Question

I am trying to use the Compute Shader with DirectX 11 to do some simple, but expensive calculations (think Mandelbrot Set). The result of the calculation is placed on a texture and are non-overlapping. It is not realtime, as it is expected to take between 1 and 10 seconds, but it will be displayed on the UI as soon as it finishes.

I am using WPF and SharpDX via http://directx4wpf.codeplex.com/ . That library has a DX11 view object with a RenderScene function in which DX render functions are called (including Computer Shader) and is run in the main thread and, to my understanding, is called as often as it can be (will attempt to maximize FPS). Clearly, sticking the Computer Shader there is not an option, as it will block the main thread along with the rest of the UI and even the rest of the OS if it also uses the GPU.

The question is, how should I perform those computations without causing any lag in the UI of the rest of the application?

If this was purely ran on the CPU, I would just run a separate thread. However, with my elementary understanding of the GPU, and I am currently under the impression that the GPU is not very apt at scheduling/context-switching. Therefore, even if I run the computation on another thread (using deferred rendering in DX11), the computation will still block the GPU until it's done. Is that correct?

I have attempted to split to work of the compute shader into smaller pieces (of roughly 8000 threads). This is doable single there is no underlying geometry, I can just add an offset everytime I call the compute shader. That doesn't really work, as there is massive overhead. In fact, dividing the work into N pieces (by calling the compute shader N times in succession) seems to result in a linear slowdown by a factor of N. I'm not sure if this is because of the WPF library linked above, SharpDX, or just an unavoidable fact about using the GPU.

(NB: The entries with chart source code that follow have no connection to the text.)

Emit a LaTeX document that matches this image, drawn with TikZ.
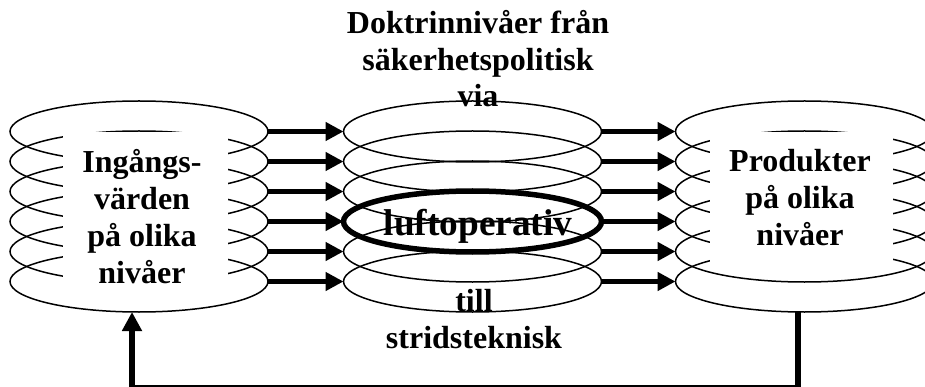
\documentclass[tikz,border=0pt]{standalone}
\usepackage{fontspec}
\setmainfont{Liberation Serif}
\usetikzlibrary{shapes.geometric,arrows.meta}

\tikzset{
  ring/.style={draw, ellipse, line width=1.5pt, minimum width=258pt, minimum height=61pt, inner sep=0pt, outer sep=0pt},
  heavyring/.style={ring, line width=5.5pt},
  mask/.style={fill=white, draw=none},
  flow/.style={line width=5.5pt, -{Triangle[length=18pt,width=18pt]}},
  fback/.style={line width=5.5pt, -{Triangle[length=19pt,width=19pt]}},
  lbl/.style={font=\fontsize{32}{36.7}\selectfont\bfseries, align=center, anchor=base, inner sep=0pt},
  biglbl/.style={lbl, font=\fontsize{37.3}{44}\selectfont\bfseries},
}

\begin{document}
\begin{tikzpicture}[x=1pt,y=-1pt]
\useasboundingbox (0,0) rectangle (925,387);
% left stack
\node[ring] (l1) at (139,131.5) {};
\node[ring] (l2) at (139,161.5) {};
\node[ring] (l3) at (139,191.5) {};
\node[ring] (l4) at (139,221.5) {};
\node[ring] (l5) at (139,251.5) {};
\node[ring] (l6) at (139,281.5) {};
\fill[mask] (63,132.5) rectangle (228,292);
% right stack
\node[ring] (r1) at (804.5,131.5) {};
\node[ring] (r2) at (804.5,161.5) {};
\node[ring] (r3) at (804.5,191.5) {};
\node[ring] (r4) at (804.5,221.5) {};
\node[ring] (r5) at (804.5,251.5) {};
\node[ring] (r6) at (804.5,281.5) {};
\fill[mask] (710,132.5) rectangle (893,267);
% middle stack
\node[ring] (m1) at (472.5,131.5) {};
\node[ring] (m2) at (472.5,161.5) {};
\node[ring] (m3) at (472.5,191.5) {};
\node[heavyring] (m4) at (472.5,221.5) {};
\node[ring] (m5) at (472.5,251.5) {};
\node[ring] (m6) at (472.5,281.5) {};
% arrows
\draw[flow] (l1.east) -- (m1.west);
\draw[flow] (l2.east) -- (m2.west);
\draw[flow] (l3.east) -- (m3.west);
\draw[flow] (l4.east) -- (m4.west);
\draw[flow] (l5.east) -- (m5.west);
\draw[flow] (l6.east) -- (m6.west);
\draw[flow] (m1.east) -- (r1.west);
\draw[flow] (m2.east) -- (r2.west);
\draw[flow] (m3.east) -- (r3.west);
\draw[flow] (m4.east) -- (r4.west);
\draw[flow] (m5.east) -- (r5.west);
\draw[flow] (m6.east) -- (r6.west);
% feedback
\draw[fback] ([xshift=-6.5pt]r6.south) -- ++(0,76) -| ([xshift=-7pt]l6.south);
% texts
\node[lbl] (inputs) at (142,283) {Ingångs-\\värden\\på olika\\nivåer};
\node[lbl] (products) at (800,245) {Produkter\\på olika\\nivåer};
\node[lbl] (levels) at (478,107) {Doktrinnivåer från\\säkerhetspolitisk\\via};
\node[biglbl] (air) at (478,235) {luftoperativ};
\node[lbl] (tech) at (474,348) {till\\stridsteknisk};
\end{tikzpicture}
\end{document}
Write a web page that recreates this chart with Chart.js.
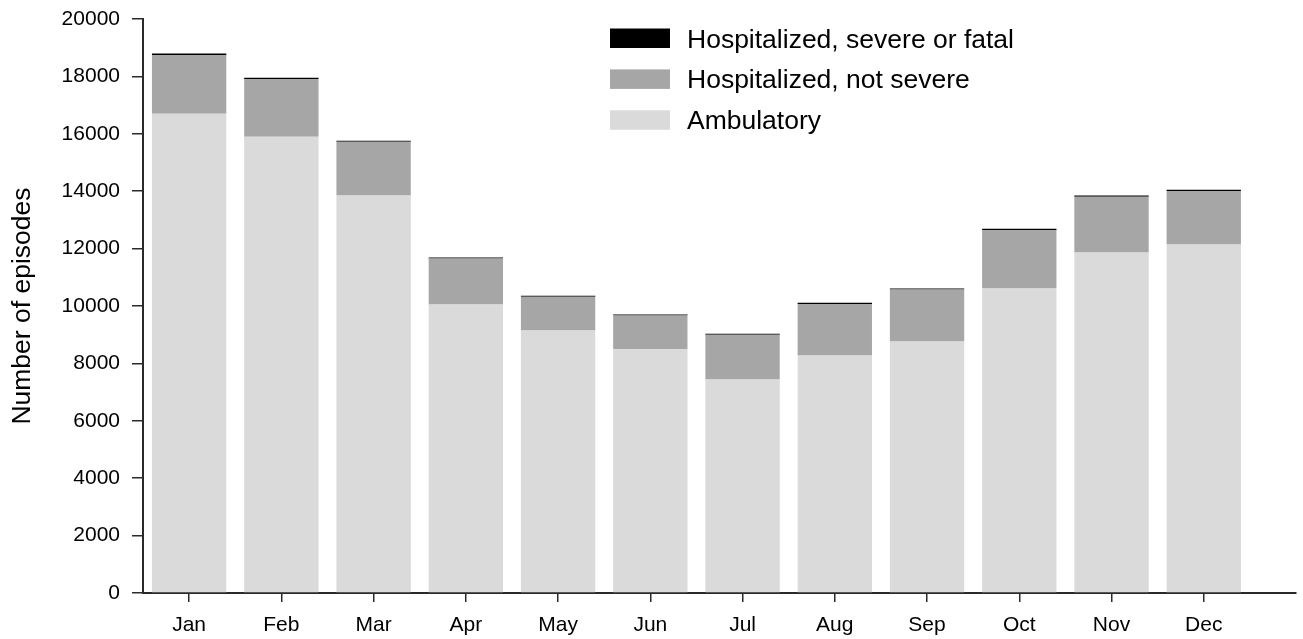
<!DOCTYPE html>
<html>
<head>
<meta charset="utf-8">
<title>Episodes by month</title>
<script src="https://cdn.jsdelivr.net/npm/chart.js@4.4.1/dist/chart.umd.min.js"></script>
<style>
  html, body { margin: 0; padding: 0; background: #fff; }
  #wrap { width: 1303px; height: 639px; }
</style>
</head>
<body>
<div id="wrap"><canvas id="chart" width="1303" height="639"></canvas></div>
<script>
// --- Data ---
const months = ['Jan', 'Feb', 'Mar', 'Apr', 'May', 'Jun', 'Jul', 'Aug', 'Sep', 'Oct', 'Nov', 'Dec'];
const ambulatory    = [16700, 15900, 13850, 10050, 9150, 8490, 7440, 8275, 8765, 10610, 11860, 12140];
const hospNotSevere = [2050, 2010, 1870, 1605, 1170, 1180, 1555, 1795, 1810, 2040, 1950, 1870];
const hospSevere    = [45, 40, 40, 35, 35, 30, 35, 40, 35, 40, 40, 40];
const yTicks = [0, 2000, 4000, 6000, 8000, 10000, 12000, 14000, 16000, 18000, 20000];

const FONT = '"Liberation Sans", Arial, Helvetica, sans-serif';
const AXIS_COLOR = '#2a2a2a';

// turn a plain list into {x, y} points on the linear month axis
function toPoints(values) {
    return values.map((v, i) => ({ x: i, y: v }));
}

// --- Legend drawn inside the plot, top right ---
const boxLegend = {
    id: 'boxLegend',
    afterDraw(chart) {
        const ctx = chart.ctx;
        const items = chart.data.datasets.slice().reverse(); // severe on top
        ctx.save();
        ctx.font = '26.5px ' + FONT;
        ctx.textBaseline = 'alphabetic';
        items.forEach((ds, i) => {
            const cy = 38 + i * 40.9;
            ctx.fillStyle = ds.backgroundColor;
            ctx.fillRect(610, cy - 9.5, 60, 19.5);
            ctx.fillStyle = '#000';
            ctx.fillText(ds.label, 687, cy + 9.5);
        });
        ctx.restore();
    }
};

document.addEventListener('DOMContentLoaded', () => {
    const ctx = document.getElementById('chart').getContext('2d');

    new Chart(ctx, {
        type: 'bar',
        data: {
            datasets: [
                { label: 'Ambulatory', data: toPoints(ambulatory), backgroundColor: '#dadada' },
                { label: 'Hospitalized, not severe', data: toPoints(hospNotSevere), backgroundColor: '#a6a6a6' },
                { label: 'Hospitalized, severe or fatal', data: toPoints(hospSevere), backgroundColor: '#000000' }
            ]
        },
        options: {
            responsive: false,
            animation: false,
            devicePixelRatio: 1,
            layout: { padding: { top: 19, right: 7, left: 0, bottom: 0 } },
            datasets: {
                bar: { categoryPercentage: 0.806, barPercentage: 1, borderWidth: 0 }
            },
            plugins: {
                legend: { display: false },
                tooltip: { enabled: false }
            },
            scales: {
                x: {
                    type: 'linear',
                    stacked: true,
                    offset: false,
                    min: -0.5,
                    max: 12,
                    afterBuildTicks: s => { s.ticks = months.map((m, i) => ({ value: i })); },
                    afterFit: s => { s.height = 46; },
                    border: { display: true, color: AXIS_COLOR, width: 2 },
                    grid: { offset: false, drawOnChartArea: false, drawTicks: true, tickLength: 9, color: AXIS_COLOR, lineWidth: 1.5 },
                    ticks: {
                        padding: 11,
                        color: '#000',
                        font: { family: FONT, size: 21 },
                        maxRotation: 0,
                        autoSkip: false,
                        callback: v => months[v]
                    }
                },
                y: {
                    stacked: true,
                    min: 0,
                    max: 20000,
                    afterBuildTicks: s => { s.ticks = yTicks.map(v => ({ value: v })); },
                    afterFit: s => { s.width = 143; s.paddingTop = 0; s.paddingBottom = 0; },
                    border: { display: true, color: AXIS_COLOR, width: 2 },
                    grid: { drawOnChartArea: false, drawTicks: true, tickLength: 11, color: AXIS_COLOR, lineWidth: 1.5 },
                    ticks: {
                        padding: 12,
                        color: '#000',
                        font: { family: FONT, size: 21 },
                        callback: v => String(v)
                    },
                    title: {
                        display: true,
                        text: 'Number of episodes',
                        color: '#000',
                        font: { family: FONT, size: 26.5 },
                        padding: { top: 7, bottom: 0 }
                    }
                }
            }
        },
        plugins: [boxLegend]
    });
});
</script>
</body>
</html>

Anyone has suggestions as to how to proceed in such scenarios, perhaps sample projects that do something similar, or perhaps good resources to read? Am I making any false assumptions?

Was it helpful?

Solution

It is correct that performing that 10 second operation would block your GPU. In my experience you can get crazy behaviour/crashes from your GPU driver when your calculations take that long, especially when you try to mix UI and DirectX content. I suggest that you continue down the path of splitting the calculations into smaller thread counts and look for other avenues to optimize your calculations or even refactor your code.